In a stunning misreading of the tea leaves, the Australian prime minister went further, announcing that coal was good for humanity. But with a 40% slump in coal prices since 2011, it sadly isn’t good for retirement savings and unlikely to benefit from better carbon risk management by investors.

The notion that this debate could occur over a decision to divest less than 1% of a portfolio that doesn’t rank even near the 50 largest in Australia is a strong pointer to the rest of us that investment is now the main climate battleground. Globally, ANU’s investment size doesn’t even make the top 1000.

To play in the climate space beforehand was easy for governments: avoid pricing carbon by sending out alarms about harming economies and losing jobs, while protecting vested interests over a stable climate for citizens.

But now the debate has gone up the food chain into a dark mysterious space where long term investors – the asset owners such as pension funds, superannuation funds, insurance companies and sovereign funds – operate and look at risk with an eye increasingly on the long term.

Finally the climate debate has entered an area that is out of the control of the politicians and the corporate lobbyists. What bank of England head Mark Carney called the “tragedy of horizon” is now being addressed by people who manage more money than all governments put together.

These asset owners do not need to lobby governments over such issues. In fact they don’t care in what form the energy in the economy is provided as long as it comes at a good balance of risk and return. They have no respect for vested interests either and see transitions such as the one to a low carbon world as part of the daily routine of restructuring the world’s economies and shifting capital to where it is needed in order to make a financial return. In their world, capital moves and there are winners and losers every day big or small, powerful or not.
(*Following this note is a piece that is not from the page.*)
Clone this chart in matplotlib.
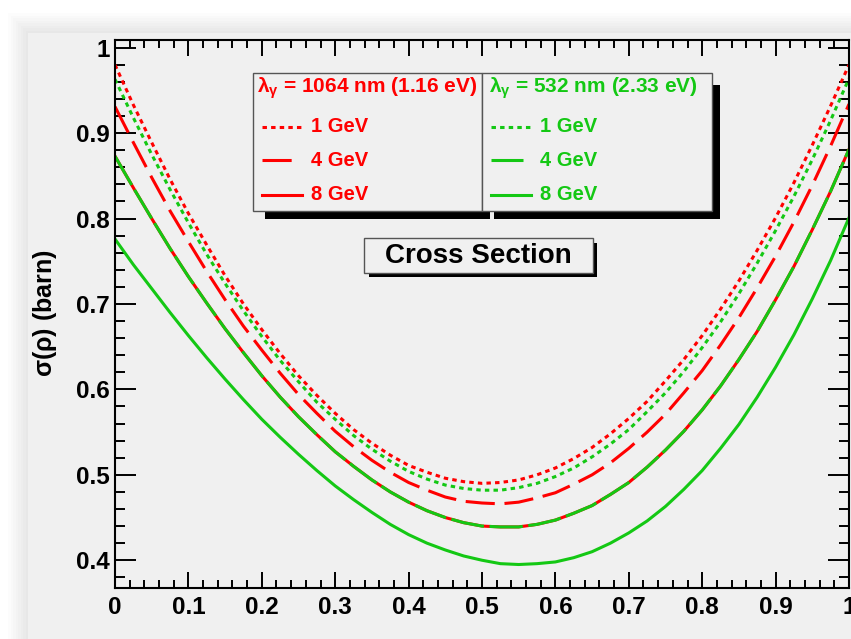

Whinging corporates looking for someone to protect their declining industries or unions crying foul over job losses don’t matter one jot to those people sniffing out potential mispriced risk and moving their money elsewhere.

ANU head, Ian Young, will go down in history as the first public figure to defend an investment decision that could have been made 100 times a day by his fund managers for a whole host of reasons. While many talk about the ethics of divestment and SRI, the real landscape has always been about risk and the language of climate risk will now come into our lives with units not in degrees centigrade or parts per million but in trillions of dollars, basis point returns and risk premiums.

The new investment game proves that government’s inability to price carbon to stabilise the climate is compounded by their regulation of a financial system built to drive the very short-termism that allows the companies to hold political sway and pin governments to the status quo and away from what they know are sensible climate precautions.

In an irony surely set for broadway and the west end stage one day, investors are realising that resisting governments is becoming their greatest risk given that the catch-up period will be extraordinarily expensive and damaging. The leading asset owners are acting early to get protected from the inevitable catch up where politicians go running for cover and blame someone else.

As the leading asset owners grow in number and communicate their good efforts to beneficiaries, just maybe we are seeing the beginnings of a new era of risk-based capitalism – Mr Abbott, his government and those of the G20 would do well to read the tea leaves before they find themselves marginalised and with a legacy that no-one would want. Their citizens are getting an education in finance and they would do well do get the same before people realise that a world governed by pension trustees would put a strong price on carbon tomorrow morning whatever the complex politics.

Julian Poulter is the founder and executive director of the Asset Owners Disclosure Project.